How to reduce template arguments?

Question

Here I have functor of the follow kind:

template<class T, class Foo, T Foo::*p>
struct X {
    void operator()(Foo & f) {
     (f.*p) = 12 * (f.*p); // simple example. could be more complex `operator()`
    }

};

And sample struct:

struct FF
{
    int m;
    int r;
};

I want to use the functor X, but I don't want to explicitly specify template argument as follows:

void testforx()
{
    std::vector<FF> cont(5);
    std::for_each(cont.begin(), cont.end(), X<int, FF, &FF::r>() );  // it work, but I don't want to write `int` and `FF`
    std::for_each(cont.begin(), cont.end(), createx<&FF::r>() );     // how I would like to use it, how to declare `createx` function?
}

Here what I tried with no success:

// that is what I tried, but it could not deduce T and Foo
template<T Foo::*p, class T, class Foo>
X<T, Foo, T Foo::*p> createx()
{
    return X<T, Foo, p>();
}

// this works, but requires to write T and Foo explicitly
template<class T, class Foo, T Foo::*p>
X<T, Foo, T Foo::*p> createx()
{
    return X<T, Foo, p>();
}

Answer 1

I just wouldn't store the member pointer as a template argument:

template<class T, class Foo>
struct X {
    X(T Foo::*p): p(p) {}
    void operator()(Foo & f) {
        (f.*p) = 12 * (f.*p);   // simple example. could be more complex `operator()`
    }
private:
    T Foo::*p;
};

template <class T, class Foo>
X<T, Foo> MakeX(T Foo::*p)
{
    return p;
}

I don't think it is possible to deduce the types with your approach: you can't use a pointer-to-member passed to a function which is where the type deduction occurs.

Edit: There may be macro-based solutions, though.

For example, you can make a class to create X instances, like this:

template <class T, class Foo>
struct XMaker
{
    template <T Foo::*p>
    X<T, Foo, p> make() { return X<T, Foo, p>(); }
};

Now, you can create a make... function to deduce T and Foo:

template <class T, class Foo>
XMaker<T, Foo> make_x_maker(T Foo::*)
{
    return XMaker<T, Foo>();
}

Which makes it possible to write a macro like:

#define CREATE_X(member) make_x_maker(member).make<member>()

Usage:

std::for_each(cont.begin(), cont.end(), CREATE_X(&FF::r) );

Answer 2

I don't think it's possible to reduce the number of template arguments you have to specify if you want an arbitraty member function pointer to be a template argument.

Instead of member function pointers you could use a normal type parameter for a functor that extracts a reference:

template<typename Func>
class X
{
public:
    explicit X(Func f = Func()) : f(f) {}

    template<class K>
    void operator()(K & k) const {
       f(k) = 12 * f(k);
    }
private:
    Func f;
};

Then, you still have the option to use a special functor that directly accesses a certain member (if you think this provides better performance), or use a more general accessor functor that does so with a member function pointer as a member.

Answer 3

The best solution is to use polymorphism.
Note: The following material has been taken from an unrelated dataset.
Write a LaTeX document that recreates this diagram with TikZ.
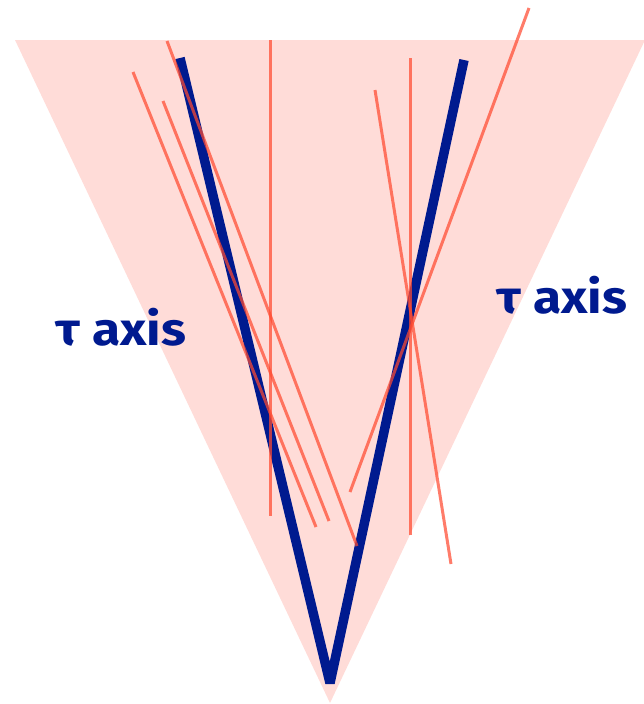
\documentclass[tikz,border=0pt]{standalone}
\usepackage{fontspec}
\setmainfont{Fira Sans}
\definecolor{conepink}{HTML}{FFDCD8}
\definecolor{raycol}{HTML}{FF4A30}
\definecolor{vblue}{HTML}{001A8F}
\begin{document}
\begin{tikzpicture}[x=1pt,y=-1pt,
  ray/.style={draw=raycol,line width=3pt,opacity=0.72},
  vline/.style={draw=vblue,line width=9.5pt,line join=bevel},
  lbl/.style={text=vblue,font=\fontsize{46}{46}\selectfont\bfseries,inner sep=0pt,anchor=base west,xscale=1.12,transform shape}]
\useasboundingbox (0,0) rectangle (643,704);
\coordinate (tl) at (15,40);
\coordinate (tr) at (645,40);
\coordinate (apex) at (330,703);
\fill[conepink] (tl) -- (tr) -- (apex) -- cycle;
% blue V
\coordinate (vl) at (180,58);
\coordinate (vb) at (330,683);
\coordinate (vr) at (464,60);
\draw[vline] (vl) -- (vb) -- (vr);
% rays
\coordinate (a1) at (270,40);  \coordinate (b1) at (270,516);
\coordinate (a2) at (410,58);  \coordinate (b2) at (410,535);
\coordinate (a3) at (167,41);  \coordinate (b3) at (357,546);
\coordinate (a4) at (133,72);  \coordinate (b4) at (316,527);
\coordinate (a5) at (163,101); \coordinate (b5) at (329,521);
\coordinate (a6) at (529,8);   \coordinate (b6) at (350,492);
\coordinate (a7) at (375,90);  \coordinate (b7) at (451,564);
\foreach \i in {1,...,7} {\draw[ray] (a\i) -- (b\i);}
% labels
\node[lbl] (lleft) at (55,345) {τ axis};
\node[lbl] (lright) at (496,313) {τ axis};
\end{tikzpicture}
\end{document}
But if you need to stick with templates, a simplified solution is this:

template<class Foo>
struct X 
{
  void operator()(Foo& f) 
  {
    f.set_second(12 * f.get_first());
  }
};

struct FF
{
  int m;
  int r;

  void set_second(int s)
  {
    r = s;
  }
  int get_first() const
  {
    return m;
  }
};

typedef X<FF> FF_X;

void testforx()
{
  std::vector<FF> cont(5);
  std::for_each(cont.begin(), cont.end(), FF_X() );
}

kind of static polymorphism. I don't think this is bad as you already assume that members of class Foo will respond to arithmetic operators.

Answer 4

I would have one question: do you really need to specify all those arguments ?

struct XR
{
  template <class Foo>
  void operator()(Foo& foo) const { foo.r = 12 * foo.r; }
};

This works, there is no need for an extra make method it just works:

void testforx()
{
  std::vector<FF> cont(5);
  std::for_each(cont.begin(), cont.end(), XR()); 
}

I prefer not to be TOO generic when I create templates.

If you need to have a more complex operator(), you can always do some heavy lifting INSIDE it.

Also, you may consider Boost.Bind, if you really wish to extract pointer functions and references to attributes.

EDIT:

I have an idea, that will be a bit different and does not involve any macro magic, nor even any metaprogramming magic.

Why not simply use a typedef and be done with it ?

Okay, may be not as automated as you wish... but you have only to type this once, after all.

typedef X<int,FF,&FF::m> X_FF_m; // once

std::for_each(cont.begin(), cont.end(), X_FF_m() );

Seems less typing than

std::for_each(cont.begin(), cont.end(), createX<&FF::m>());

repeated over and over.

I barely use naked templates in my code, I prefer to typedef them to improve readability.